> [The task] Leave out the pictures and retype only the lines from the opening line to the line that holds "0.924, 0.960, 0.977];", both ends included.

> [Available records]
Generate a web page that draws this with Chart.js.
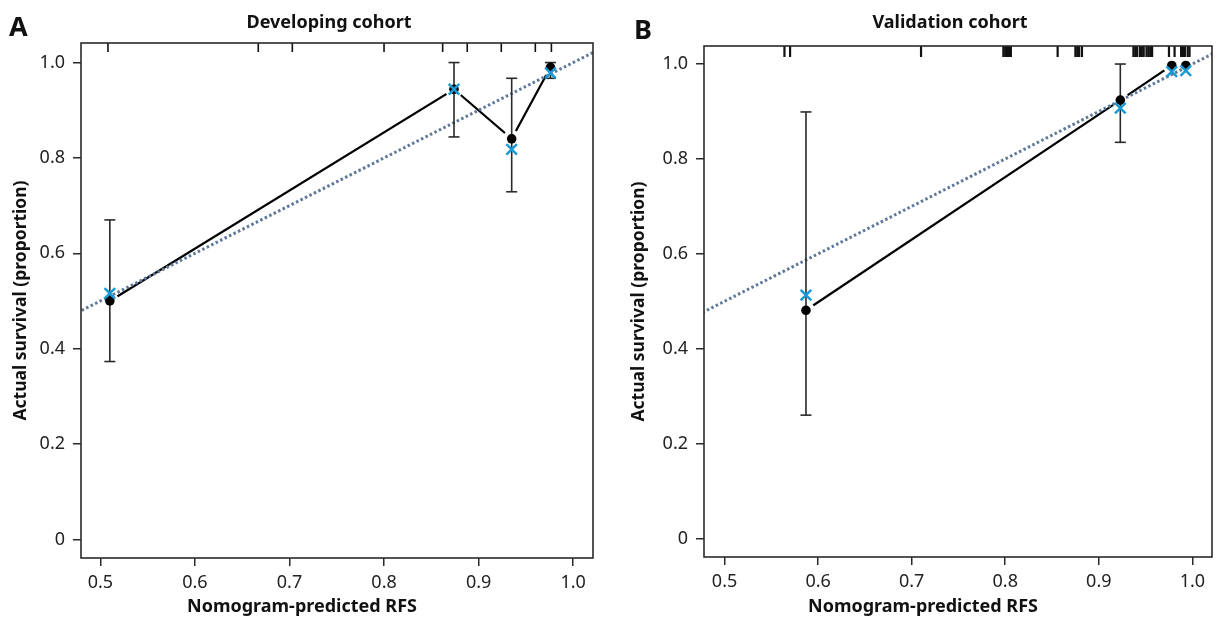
<!DOCTYPE html>
<html>
<head>
<meta charset="utf-8">
<script src="https://cdn.jsdelivr.net/npm/chart.js@4.4.1/dist/chart.umd.min.js"></script>
<style>
    html, body { margin: 0; padding: 0; background: #fff; overflow: hidden; width: 1218px; height: 623px; }
    .panel { position: absolute; top: 0; height: 623px; }
    #panelA { left: 0; width: 610px; }
    #panelB { left: 610px; width: 612px; }
    .tag { position: absolute; font: bold 27px "Noto Sans", sans-serif; color: #111; line-height: normal; }
</style>
</head>
<body>
<div class="panel" id="panelA"><canvas id="chartA" width="610" height="623"></canvas></div>
<div class="panel" id="panelB"><canvas id="chartB" width="612" height="623"></canvas></div>
<div class="tag" style="left:9px; top:7px;">A</div>
<div class="tag" style="left:634px; top:10px;">B</div>
<script>
// axis ticks and the ideal (45 degree) reference line
const xTicks = [0.5, 0.6, 0.7, 0.8, 0.9, 1.0];
const yTicks = [0, 0.2, 0.4, 0.6, 0.8, 1.0];
const idealLine = [0.4, 1.1];

// Developing cohort
const devPredicted = [0.510, 0.874, 0.935, 0.976];
const devObserved  = [0.500, 0.944, 0.840, 0.990];
const devLower     = [0.373, 0.844, 0.729, 0.967];
const devUpper     = [0.670, 1.000, 0.967, 1.000];
const devCorrected = [0.516, 0.944, 0.818, 0.978];
const devRug = [0.508, 0.667, 0.703, 0.800, 0.862, 0.888, 0.924, 0.960, 0.977];

// Validation cohort
const valPredicted = [0.587, 0.923, 0.978, 0.993];
const valObserved  = [0.481, 0.924, 0.997, 0.997];
const valLower     = [0.260, 0.835, null, null];
const valUpper     = [0.899, 1.000, null, null];
const valCorrected = [0.513, 0.907, 0.984, 0.986];
const valRug = [0.564, 0.570, 0.710, 0.798, 0.800, 0.802, 0.804, 0.806, 0.856,
    0.875, 0.877, 0.879, 0.882, 0.937, 0.939, 0.941, 0.944, 0.946, 0.948, 0.951,
    0.953, 0.955, 0.957, 0.975, 0.981, 0.988, 0.990, 0.992, 0.995, 0.997];

const FONT = '"Noto Sans", sans-serif';
const X_TITLE = 'Nomogram-predicted RFS';

// frame, rug ticks along the top, panel title and x-axis title
const framePlugin = {
    id: 'frame',
    afterDatasetsDraw(chart, args, opts) {
        const { ctx, chartArea: a, scales } = chart;
        ctx.save();
        ctx.strokeStyle = '#111';
        ctx.lineWidth = opts.rugWidth;
        opts.rug.forEach(v => {
            const px = scales.x.getPixelForValue(v);
            ctx.beginPath();
            ctx.moveTo(px, a.top);
            ctx.lineTo(px, a.top + opts.rugLength);
            ctx.stroke();
        });
        ctx.strokeStyle = '#2a2a2a';
        ctx.lineWidth = 1.6;
        ctx.strokeRect(a.left, a.top, a.right - a.left, a.bottom - a.top);

        const mid = (a.left + a.right) / 2;
        ctx.fillStyle = '#111';
        ctx.font = 'bold 18px ' + FONT;
        ctx.textAlign = 'center';
        ctx.textBaseline = 'middle';
        ctx.fillText(opts.title, mid - 8, 23);
        // the x title sits left of the plot centre in the original
        ctx.fillText(X_TITLE, mid - 35, 607);
        ctx.restore();
    }
};

function buildChart(canvasId, o) {
    const points = o.pred.map((x, i) => ({ x, y: o.obs[i] }));
    const corrected = o.pred.map((x, i) => ({ x, y: o.corr[i] }));
    const bars = [];
    o.pred.forEach((x, i) => {
        if (o.lo[i] == null) return;
        bars.push({ x, y: o.lo[i] }, { x, y: o.hi[i] }, { x, y: null });
    });

    return new Chart(document.getElementById(canvasId), {
        type: 'scatter',
        data: {
            datasets: [
                { data: points, showLine: true, borderColor: '#000', borderWidth: 2.2, pointRadius: 0, order: 10 },
                // white rings so the joining line stops short of each point
                { data: points, pointRadius: 9, pointBackgroundColor: '#fff', pointBorderWidth: 0, order: 9 },
                { data: idealLine.map(v => ({ x: v, y: v })), showLine: true, borderColor: '#5f7899', borderWidth: 3,
                  borderDash: [2.5, 2.5], pointRadius: 0, clip: 0, order: 8 },
                { data: bars, showLine: true, spanGaps: false, borderColor: '#2a2a2a', borderWidth: 1.6,
                  pointStyle: 'line', pointRadius: 5.5, pointBorderColor: '#2a2a2a', pointBorderWidth: 1.6, order: 7 },
                { data: points, pointRadius: 4.8, pointBackgroundColor: '#000', pointBorderWidth: 0, order: 6 },
                { data: corrected, pointStyle: 'crossRot', pointRadius: 7.5, pointBorderColor: '#1b9ad6',
                  pointBorderWidth: 2.5, order: 5 }
            ]
        },
        options: {
            responsive: false,
            animation: false,
            events: [],
            layout: { padding: { top: o.top, right: o.padRight, left: 0, bottom: 0 } },
            plugins: {
                legend: { display: false },
                tooltip: { enabled: false },
                frame: { rug: o.rug, rugLength: o.rugLength, rugWidth: o.rugWidth, title: o.title }
            },
            scales: {
                x: {
                    type: 'linear',
                    min: o.xMin,
                    max: 1.021,
                    afterBuildTicks: s => { s.ticks = xTicks.map(v => ({ value: v })); },
                    afterFit: s => { s.height = o.xAxisHeight; },
                    grid: { drawOnChartArea: false, drawTicks: true, tickLength: 8, color: '#2a2a2a', lineWidth: 1.5 },
                    border: { display: false },
                    ticks: { padding: 6, color: '#222', font: { family: FONT, size: 18 }, maxRotation: 0,
                             autoSkip: false, callback: v => v.toFixed(1) },
                    title: { display: false }
                },
                y: {
                    type: 'linear',
                    min: -0.039,
                    max: o.yMax,
                    afterBuildTicks: s => { s.ticks = yTicks.map(v => ({ value: v })); },
                    afterFit: s => { s.width = o.yAxisWidth; },
                    grid: { drawOnChartArea: false, drawTicks: true, tickLength: 8, color: '#2a2a2a', lineWidth: 1.5 },
                    border: { display: false },
                    ticks: { padding: 8, color: '#222', font: { family: FONT, size: 18 },
                             callback: v => v === 0 ? '0' : v.toFixed(1) },
                    title: { display: true, text: 'Actual survival (proportion)', color: '#111',
                             font: { family: FONT, size: 17.5, weight: 'bold' }, padding: { top: o.yTitlePad, bottom: 0 } }
                }
            }
        },
        plugins: [framePlugin]
    });
}

buildChart('chartA', {
    title: 'Developing cohort',
    pred: devPredicted, obs: devObserved, lo: devLower, hi: devUpper, corr: devCorrected,
    rug: devRug, rugLength: 9, rugWidth: 1.6,
    top: 43, padRight: 17, xAxisHeight: 65, yAxisWidth: 81, yTitlePad: 11,
    xMin: 0.4795, yMax: 1.041
});

buildChart('chartB', {
    title: 'Validation cohort',
    pred: valPredicted, obs: valObserved, lo: valLower, hi: valUpper, corr: valCorrected,
    rug: valRug, rugLength: 11, rugWidth: 2.2,
    top: 46, padRight: 2.6, xAxisHeight: 66, yAxisWidth: 94, yTitlePad: 19,
    xMin: 0.478, yMax: 1.038
});
</script>
</body>
</html>
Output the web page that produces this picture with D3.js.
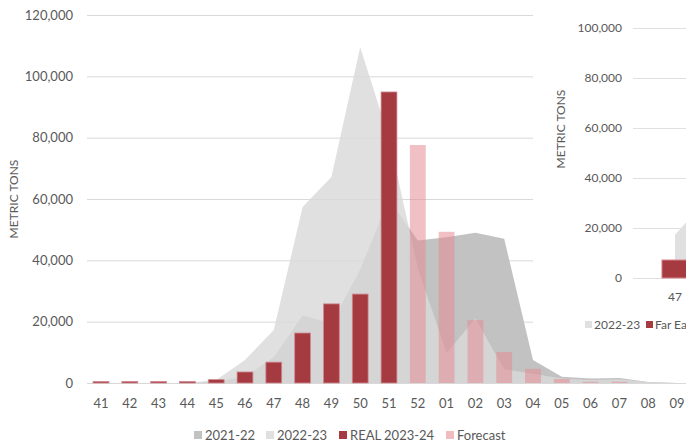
<!DOCTYPE html>
<html><head><meta charset="utf-8">
<script src="https://cdn.jsdelivr.net/npm/d3@7/dist/d3.min.js"></script>
<style>
body{margin:0;background:#fff;}
text{font-family:Lato, "Open Sans", sans-serif;fill:#595959;}
</style></head>
<body><svg id="c" width="686" height="447"></svg>
<script>
const categories = ["41","42","43","44","45","46","47","48","49","50","51","52","01","02","03","04","05","06","07","08","09"];
const s2021 = [0,0,0,0,500,2000,8500,22000,19500,37000,60000,46500,47500,49000,47000,7500,2000,1500,1600,300,0];
const s2022 = [0,0,0,0,1000,7500,17300,57400,67200,109500,80000,37500,9800,21000,4500,3000,1500,1000,1200,300,0];
const real2324 = [500,500,500,500,1100,3600,6800,16300,25800,29000,94900,null,null,null,null,null,null,null,null,null,null];
const forecast = [null,null,null,null,null,null,null,null,null,null,null,77600,49300,20500,10100,4600,1300,400,400,null,null];
const yTicks = [0,20000,40000,60000,80000,100000,120000];
const legendLabels = ["2021-22","2022-23","REAL 2023-24","Forecast"];

const insetCategories = ["47","48"];
const inset2022 = [17300,57400];
const insetFarEast = [7200,null];
const insetTicks = [0,20000,40000,60000,80000,100000];
const insetLegend = ["2022-23","Far East"];

const C_DARK="#c2c2c2", C_LIGHT="#d9d9d9", C_RED="#a63a41", C_PINK="#e38d94", C_GRID="#d9d9d9";

const svg=d3.select("#c");
const x=d3.scaleBand().domain(categories).range([86.6,691.4]).paddingInner(0.45).paddingOuter(0.225);
const y=d3.scaleLinear().domain([0,120000]).range([383,15]);
const cx=c=>x(c)+x.bandwidth()/2;

svg.append("g").selectAll("line").data(yTicks).join("line")
  .attr("x1",87).attr("x2",686).attr("y1",d=>y(d)+0.5).attr("y2",d=>y(d)+0.5)
  .attr("stroke",C_GRID).attr("stroke-width",1);
svg.append("g").selectAll("text").data(yTicks).join("text")
  .attr("x",73).attr("y",d=>y(d)).attr("dy","0.35em").attr("text-anchor","end")
  .attr("font-size",13).text(d=>d3.format(",")(d));

const area=d3.area().x((d,i)=>cx(categories[i])).y0(y(0)).y1(d=>y(d));
svg.append("path").datum(s2021).attr("d",area).attr("fill",C_DARK);
svg.append("path").datum(s2022).attr("d",area).attr("fill",C_LIGHT).attr("fill-opacity",0.82);

const bw=x.bandwidth();
svg.append("g").selectAll("rect").data(real2324.map((v,i)=>({v,c:categories[i]})).filter(d=>d.v!=null)).join("rect")
  .attr("x",d=>x(d.c)).attr("width",bw).attr("y",d=>y(d.v)).attr("height",d=>y(0)-y(d.v))
  .attr("fill",C_RED).attr("stroke","#d08a90").attr("stroke-width",0.8);
svg.append("g").selectAll("rect").data(forecast.map((v,i)=>({v,c:categories[i]})).filter(d=>d.v!=null)).join("rect")
  .attr("x",d=>x(d.c)).attr("width",bw).attr("y",d=>y(d.v)).attr("height",d=>y(0)-y(d.v))
  .attr("fill",C_PINK).attr("fill-opacity",0.55);

svg.append("g").selectAll("text").data(categories).join("text")
  .attr("x",d=>cx(d)).attr("y",408).attr("text-anchor","middle").attr("font-size",13).text(d=>d);

svg.append("text").attr("transform","translate(18,199) rotate(-90)").attr("text-anchor","middle")
  .attr("font-size",12).text("METRIC TONS");

const legX=[194,266,339,446];
const legC=[C_DARK,"#e0e0e0",C_RED,"#efbcc0"];
legendLabels.forEach((l,i)=>{
  svg.append("rect").attr("x",legX[i]).attr("y",431).attr("width",8).attr("height",8).attr("fill",legC[i]);
  svg.append("text").attr("x",legX[i]+11).attr("y",435).attr("dy","0.35em").attr("font-size",13).text(l);
});

// inset chart
const ins=svg.append("g");
ins.append("rect").attr("x",533).attr("y",0).attr("width",160).attr("height",345).attr("fill","#fff");
const iy=d3.scaleLinear().domain([0,100000]).range([278,28]);
const ix=d3.scaleBand().domain(insetCategories).range([630,810]).paddingInner(0.71).paddingOuter(0.355);
const icx=c=>ix(c)+ix.bandwidth()/2;
ins.append("g").selectAll("line").data(insetTicks).join("line")
  .attr("x1",633).attr("x2",686).attr("y1",d=>iy(d)+0.5).attr("y2",d=>iy(d)+0.5)
  .attr("stroke","#e0e0e0").attr("stroke-width",1);
ins.append("g").selectAll("text").data(insetTicks).join("text")
  .attr("x",622).attr("y",d=>iy(d)).attr("dy","0.35em").attr("text-anchor","end")
  .attr("font-size",12).text(d=>d3.format(",")(d));
const iarea=d3.area().x((d,i)=>icx(insetCategories[i])).y0(iy(0)).y1(d=>iy(d));
ins.append("path").datum(inset2022).attr("d",iarea).attr("fill","#e0e0e0");
ins.append("g").selectAll("rect").data(insetFarEast.map((v,i)=>({v,c:insetCategories[i]})).filter(d=>d.v!=null)).join("rect")
  .attr("x",d=>ix(d.c)).attr("width",ix.bandwidth()).attr("y",d=>iy(d.v)).attr("height",d=>iy(0)-iy(d.v))
  .attr("fill",C_RED).attr("stroke","#d9868c").attr("stroke-width",1);
ins.append("g").selectAll("text").data(insetCategories.filter(c=>icx(c)<686)).join("text")
  .attr("x",d=>icx(d)).attr("y",297).attr("dy","0.35em").attr("text-anchor","middle").attr("font-size",12).text(d=>d);
ins.append("text").attr("transform","translate(565,129) rotate(-90)").attr("text-anchor","middle")
  .attr("font-size",12).text("METRIC TONS");
const iLegX=[585,646], iLegC=["#e0e0e0",C_RED];
insetLegend.forEach((l,i)=>{
  ins.append("rect").attr("x",iLegX[i]).attr("y",321).attr("width",7).attr("height",7).attr("fill",iLegC[i]);
  ins.append("text").attr("x",iLegX[i]+9).attr("y",325).attr("dy","0.35em").attr("font-size",12).text(l);
});
</script></body></html>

> [Problem solution]
Generate a web page that draws this with Chart.js.
<!DOCTYPE html>
<html>
<head>
<meta charset="utf-8">
<script src="https://cdn.jsdelivr.net/npm/chart.js@4.4.1/dist/chart.umd.min.js"></script>
<style>
    html, body { margin: 0; padding: 0; background: #fff; overflow: hidden; width: 1218px; height: 623px; }
    .panel { position: absolute; top: 0; height: 623px; }
    #panelA { left: 0; width: 610px; }
    #panelB { left: 610px; width: 612px; }
    .tag { position: absolute; font: bold 27px "Noto Sans", sans-serif; color: #111; line-height: normal; }
</style>
</head>
<body>
<div class="panel" id="panelA"><canvas id="chartA" width="610" height="623"></canvas></div>
<div class="panel" id="panelB"><canvas id="chartB" width="612" height="623"></canvas></div>
<div class="tag" style="left:9px; top:7px;">A</div>
<div class="tag" style="left:634px; top:10px;">B</div>
<script>
// axis ticks and the ideal (45 degree) reference line
const xTicks = [0.5, 0.6, 0.7, 0.8, 0.9, 1.0];
const yTicks = [0, 0.2, 0.4, 0.6, 0.8, 1.0];
const idealLine = [0.4, 1.1];

// Developing cohort
const devPredicted = [0.510, 0.874, 0.935, 0.976];
const devObserved  = [0.500, 0.944, 0.840, 0.990];
const devLower     = [0.373, 0.844, 0.729, 0.967];
const devUpper     = [0.670, 1.000, 0.967, 1.000];
const devCorrected = [0.516, 0.944, 0.818, 0.978];
const devRug = [0.508, 0.667, 0.703, 0.800, 0.862, 0.888, 0.924, 0.960, 0.977];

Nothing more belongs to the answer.